La Croix : La question d’un budget de la zone euro, ainsi que celle de la création d’un ministre des finances européen, revient aujourd’hui à la faveur d’une déclaration d’Angela Merkel. C’est une idée ancienne.

Eulalia Rubio : En effet, l’idée n’est pas nouvelle, on l’a beaucoup évoquée dans les années de crise de la zone euro, notamment en 2012 avec les eurobonds (1). À l’époque, il était question de mettre en place un mécanisme de mutualisation des dettes européennes à la suite de la crise financière. La création d’un système intergouvernemental avec un pot commun auquel les pays contribueraient en fonction de leur capacité économique avait été évoquée.

Cette idée n’avait pas abouti, les Allemands étant farouchement opposés aux eurobonds. Qu’est-ce qui a changé ?

E. R. : Cela fait déjà un moment que les Allemands sont ouverts à la discussion sur le budget de la zone euro. Ils sont opposés aux transferts de souveraineté massifs, mais on les sent un peu plus ouverts sur le budget. En revanche, il y a différentes manières d’imaginer ce projet.

Les Allemands les plus orthodoxes ne veulent pas d’un budget européen qui exige beaucoup de solidarité entre États sans renfort de règles budgétaires européennes. En d’autres termes, ils ne souhaitent pas partager le risque budgétaire sans contrôle des risques nationaux. Cet équilibre entre solidarité européenne et responsabilité nationale sera au cœur de tout débat autour de la création d’un budget de la zone euro.

Angela Merkel a aussi évoqué un ministre européen des finances. Quel pourrait être son rôle ?

E. R. : A l’institut Jacques Delors, nous avons imaginé trois rôles qui pourraient être dévolus à ce poste. Premièrement, ce ministre des finances européen pourrait être chargé d’appliquer les règles budgétaires, de superviser la coordination des politiques économiques et budgétaires. Son second rôle serait de gérer le mécanisme de stabilité budgétaire. Il faudrait alors qu’il dispose d’une capacité budgétaire pour agir via un fond intergouvernemental. Enfin il serait chargé de gérer les plans de sauvetage des pays qui sont sous assistance financière.

Ces idées peuvent-elles aboutir rapidement ?

E. R. : Il y a aujourd’hui une fenêtre qui s’ouvre en Europe comme il n’y en a pas eu depuis longtemps. J’ai en tête les élections françaises bien sûr. Emmanuel Macron donne un nouvel élan dans son pays, mais aussi dans les autres pays d’Europe.

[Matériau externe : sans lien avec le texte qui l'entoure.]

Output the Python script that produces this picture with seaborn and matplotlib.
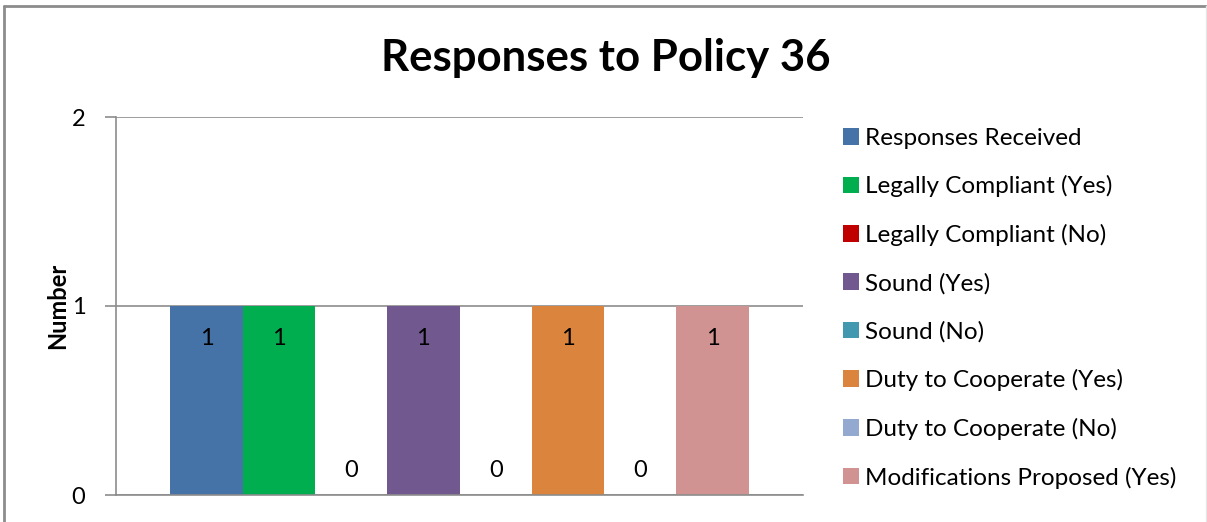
import matplotlib
matplotlib.use("Agg")
import matplotlib.pyplot as plt
import seaborn as sns
from matplotlib.lines import Line2D
from matplotlib.patches import Patch

categories = [
    "Responses Received",
    "Legally Compliant (Yes)",
    "Legally Compliant (No)",
    "Sound (Yes)",
    "Sound (No)",
    "Duty to Cooperate (Yes)",
    "Duty to Cooperate (No)",
    "Modifications Proposed (Yes)",
]
values = [1, 1, 0, 1, 0, 1, 0, 1]
colors = ["#4572A7", "#00AE4F", "#C00000", "#71588F",
          "#4198AF", "#DB843D", "#93A9CF", "#D19392"]
y_ticks = [0, 1, 2]

sns.set_theme(style="white")
plt.rcParams["font.family"] = ["Lato", "DejaVu Sans"]
plt.rcParams["text.color"] = "black"
plt.rcParams["axes.labelcolor"] = "black"
plt.rcParams["ytick.color"] = "black"

W, H = 1207, 522
fig = plt.figure(figsize=(W / 100, H / 100), dpi=100)
ax = fig.add_axes([116 / W, 1 - 495 / H, (803 - 116) / W, (495 - 117) / H])

sns.barplot(x=categories, y=values, hue=categories, palette=colors,
            width=1.0, legend=False, saturation=1, linewidth=0, ax=ax)

ax.set_xlim(-1.25, 8.25)
ax.set_ylim(0, 2)
ax.set_yticks(y_ticks)
ax.set_yticklabels([str(t) for t in y_ticks], fontsize=17)
ax.set_xticks([])
ax.set_xlabel("")
ax.set_ylabel("Number", fontsize=17, fontweight="bold", labelpad=2)
ax.yaxis.grid(True, color="#8C8C8C", linewidth=1.2)
ax.set_axisbelow(True)
ax.tick_params(axis="y", left=True, length=8, width=1.2, color="#8C8C8C",
               labelcolor="black", pad=14)
for side in ["top", "right"]:
    ax.spines[side].set_visible(False)
for side in ["left", "bottom"]:
    ax.spines[side].set_color("#8C8C8C")
    ax.spines[side].set_linewidth(1.2)

# value labels
for i, v in enumerate(values):
    if v > 0:
        ax.text(i, v - 0.17, str(v), ha="center", va="center", fontsize=17)
    else:
        ax.text(i, 0.13, str(v), ha="center", va="center", fontsize=17)

fig.text(606 / W, 1 - 58 / H, "Responses to Policy 36", ha="center", va="center",
         fontsize=31.5, fontweight="bold")

handles = [Patch(facecolor=c, edgecolor="none") for c in colors]
fig.legend(handles, categories, loc="upper left",
           bbox_to_anchor=(833 / W, 1 - 118 / H), frameon=False,
           fontsize=17.5, handlelength=0.68, handleheight=0.68,
           handletextpad=0.24, labelspacing=1.095, borderaxespad=0)

# outer chart border
fig.add_artist(Line2D([3.5 / W, 3.5 / W], [0, 1 - 5.5 / H], transform=fig.transFigure,
                      color="#8C8C8C", linewidth=2))
fig.add_artist(Line2D([3.5 / W, 1205.5 / W], [1 - 5.5 / H, 1 - 5.5 / H],
                      transform=fig.transFigure, color="#8C8C8C", linewidth=2))
fig.add_artist(Line2D([1205.5 / W, 1205.5 / W], [0, 1 - 5.5 / H], transform=fig.transFigure,
                      color="#E6E6E6", linewidth=1))

fig.savefig("out.png", dpi=100)
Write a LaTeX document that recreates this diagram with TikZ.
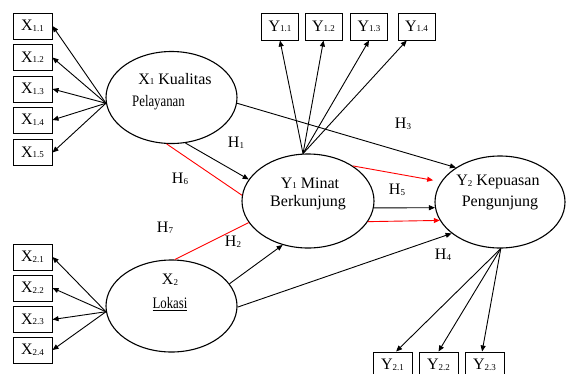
\documentclass[tikz,border=0pt]{standalone}
\usepackage{fontspec}
\setmainfont{Liberation Serif}
\usetikzlibrary{arrows.meta,shapes.geometric}
\newcommand\sbs[1]{{\fontsize{9}{10}\selectfont\raisebox{-0.5pt}{#1}}}
\begin{document}
\begin{tikzpicture}[x=1pt,y=-1pt,
  box/.style={draw, line width=1pt, minimum width=39pt, minimum height=26pt, inner sep=0pt, font=\fontsize{16}{18}\selectfont},
  lat/.style={draw, ellipse, line width=1.1pt, minimum width=131pt, minimum height=92pt, inner sep=0pt},
  lbl/.style={font=\fontsize{16}{18}\selectfont, inner sep=0pt},
  arr/.style={-{Triangle[length=6pt,width=5pt]}, line width=0.9pt},
  redarr/.style={arr, red},
  redln/.style={line width=0.9pt, red}]
\useasboundingbox (0,0) rectangle (566,373);
\clip (0,0) rectangle (566,373);
% indicator boxes
\node[box] (x11) at (32.5,26) {X\sbs{1.1}};
\node[box] (x12) at (32.5,57.5) {X\sbs{1.2}};
\node[box] (x13) at (32.5,89) {X\sbs{1.3}};
\node[box] (x14) at (32.5,120) {X\sbs{1.4}};
\node[box] (x15) at (32.5,152.5) {X\sbs{1.5}};
\node[box] (x21) at (32.5,257) {X\sbs{2.1}};
\node[box] (x22) at (32.5,288) {X\sbs{2.2}};
\node[box] (x23) at (32.5,319.5) {X\sbs{2.3}};
\node[box] (x24) at (32.5,350) {X\sbs{2.4}};
\node[box,minimum width=37pt,minimum height=27pt] (y11) at (280,26.5) {Y\sbs{1.1}};
\node[box,minimum width=37pt,minimum height=27pt] (y12) at (323.5,26.5) {Y\sbs{1.2}};
\node[box,minimum width=37pt,minimum height=27pt] (y13) at (369,26.5) {Y\sbs{1.3}};
\node[box,minimum width=37pt,minimum height=27pt] (y14) at (416.5,26.5) {Y\sbs{1.4}};
\node[box] (y21) at (392.5,365) {Y\sbs{2.1}};
\node[box] (y22) at (438.5,365) {Y\sbs{2.2}};
\node[box] (y23) at (484.5,365) {Y\sbs{2.3}};
% latent variables
\node[lat] (x1) at (171.5,97.5) {};
\node[lat] (x2) at (171.5,306) {};
\node[lat,minimum width=132pt,minimum height=94pt] (y1) at (308,201) {};
\node[lat,minimum width=130pt] (y2) at (500,202) {};
\node[lbl] (t1a) at (175,79) {X\sbs{1} Kualitas};
\node[lbl] (t1b) at (158.5,103) {\scalebox{0.8}[1]{Pelayanan}};
\node[lbl] (t2a) at (170,280) {X\sbs{2}};
\node[lbl] (t2b) at (170,304) {\underline{\scalebox{0.8}[1]{Lokasi}}};
\node[lbl] (t3a) at (310,183) {Y\sbs{1} Minat};
\node[lbl] (t3b) at (308,203) {Berkunjung};
\node[lbl] (t4a) at (498,182) {Y\sbs{2} Kepuasan};
\node[lbl] (t4b) at (500,203) {Pengunjung};
% indicator arrows
\foreach \b in {x11,x12,x13,x14,x15} \draw[arr] (x1.185) -- (\b.east);
\foreach \b in {x21,x22,x23,x24} \draw[arr] (x2.185) -- (\b.east);
\draw[arr] (y1.96) -- (y11.south);
\draw[arr] (y1.96) -- (y12.south);
\draw[arr] (y1.96) -- (y13.south);
\draw[arr] (y1.96) -- (y14.235);
\draw[arr] (y2.-89) -- (y21.75);
\draw[arr] (y2.-89) -- (y22.north);
\draw[arr] (y2.-89) -- (y23.100);
% structural paths
\draw[arr] (x1.-5) -- (y2.142);
\draw[arr] (x1.-73) -- (y1.160);
\draw[redln] (x1.-96) -- (y1.175);
\draw[redln] (x2.86) -- (y1.200);
\draw[arr] (x2.21) -- (y1.240);
\draw[arr] (x2.-1) -- (y2.213);
\draw[arr] (y1.-6) -- (y2.185);
\draw[redarr, shorten >=8pt] (y1.38) -- (y2.161);
\draw[redarr] (y1.-19) -- (y2.197);
% hypothesis labels
\node[lbl] (h1) at (236,143) {H\sbs{1}};
\node[lbl] (h6) at (180,179) {H\sbs{6}};
\node[lbl] (h3) at (403,124) {H\sbs{3}};
\node[lbl] (h5) at (397,190) {H\sbs{5}};
\node[lbl] (h7) at (165,228) {H\sbs{7}};
\node[lbl] (h2) at (233,242) {H\sbs{2}};
\node[lbl] (h4) at (443,255) {H\sbs{4}};
\end{tikzpicture}
\end{document}
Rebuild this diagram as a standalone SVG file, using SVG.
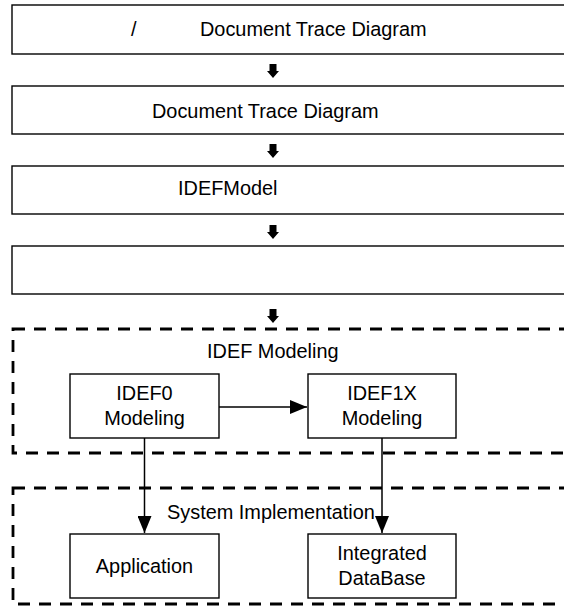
<svg xmlns="http://www.w3.org/2000/svg" width="564" height="613" viewBox="0 0 564 613">
<style>
.box{fill:#fff;stroke:#000;stroke-width:1.4}
.grp{fill:none;stroke:#000;stroke-width:2.8;stroke-dasharray:12 9}
.t{font-family:"Liberation Sans",Arial,sans-serif;font-size:19.9px;fill:#000}
.m{text-anchor:middle}
.ln{stroke:#000;stroke-width:1.5;fill:none}
.blk{fill:#000}
</style>
<defs>
<marker id="ah" markerWidth="17" markerHeight="14" refX="17" refY="7" orient="auto" markerUnits="userSpaceOnUse">
<path d="M0,0 L17,7 L0,14 Z" fill="#000"/>
</marker>
</defs>
<rect width="564" height="613" fill="#fff"/>
<g id="n1"><rect class="box" x="12" y="5" width="570" height="49"/><text class="t" x="131" y="36">/</text><text class="t" x="200" y="36">Document Trace Diagram</text></g>
<g id="n2"><rect class="box" x="12" y="86" width="570" height="48"/><text class="t" x="152" y="118">Document Trace Diagram</text></g>
<g id="n3"><rect class="box" x="12" y="166" width="570" height="48"/><text class="t" x="178" y="195">IDEFModel</text></g>
<g id="n4"><rect class="box" x="12" y="246" width="570" height="48"/></g>
<g id="g1"><rect class="grp" x="13" y="329" width="570" height="124"/><text class="t" x="207" y="358">IDEF Modeling</text></g>
<g id="g2"><rect class="grp" x="13" y="488" width="570" height="116"/><text class="t" x="167" y="519">System Implementation</text></g>
<g id="idef0"><rect class="box" x="70" y="374" width="149" height="64"/><text class="t m" x="144.5" y="400">IDEF0</text><text class="t m" x="144.5" y="425">Modeling</text></g>
<g id="idef1x"><rect class="box" x="308" y="374" width="148" height="64"/><text class="t m" x="382" y="400">IDEF1X</text><text class="t m" x="382" y="425">Modeling</text></g>
<g id="app"><rect class="box" x="70" y="534" width="149" height="64"/><text class="t m" x="144.5" y="573">Application</text></g>
<g id="db"><rect class="box" x="308" y="534" width="148" height="64"/><text class="t m" x="382" y="560">Integrated</text><text class="t m" x="382" y="585">DataBase</text></g>
<g id="connectors">
<path class="blk" d="M269.5,64 h7 v7 h2.5 L273,78 L267,71 h2.5 Z"/>
<path class="blk" d="M269.5,144 h7 v7 h2.5 L273,158 L267,151 h2.5 Z"/>
<path class="blk" d="M269.5,225 h7 v7 h2.5 L273,239 L267,232 h2.5 Z"/>
<path class="blk" d="M269.5,309 h7 v7 h2.5 L273,323 L267,316 h2.5 Z"/>
<line class="ln" x1="219" y1="407" x2="307" y2="407" marker-end="url(#ah)"/>
<line class="ln" x1="144.5" y1="438" x2="144.5" y2="533" marker-end="url(#ah)"/>
<line class="ln" x1="382" y1="438" x2="382" y2="533" marker-end="url(#ah)"/>
</g>
</svg>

Si le résultat des élections se révèle favorable en Allemagne, il sera possible de discuter sereinement de ces questions jusqu’aux élections européennes de 2019. Il faut saisir cette opportunité. Il y a une conscience aujourd’hui chez les Français comme chez les Allemands qui me fait penser qu’on peut voir émerger un projet.

(1) Les eurobonds ou euro-obligations avaient été évoqués lors de la crise financière de 2011. Pour éviter la spéculation sur les dettes de certains États en difficulté, un projet d’émission d’obligations en commun par les pays de la zone euro avait été abordé. Elle aurait eu pour effet de mutualiser les dettes européennes mais aussi les risques.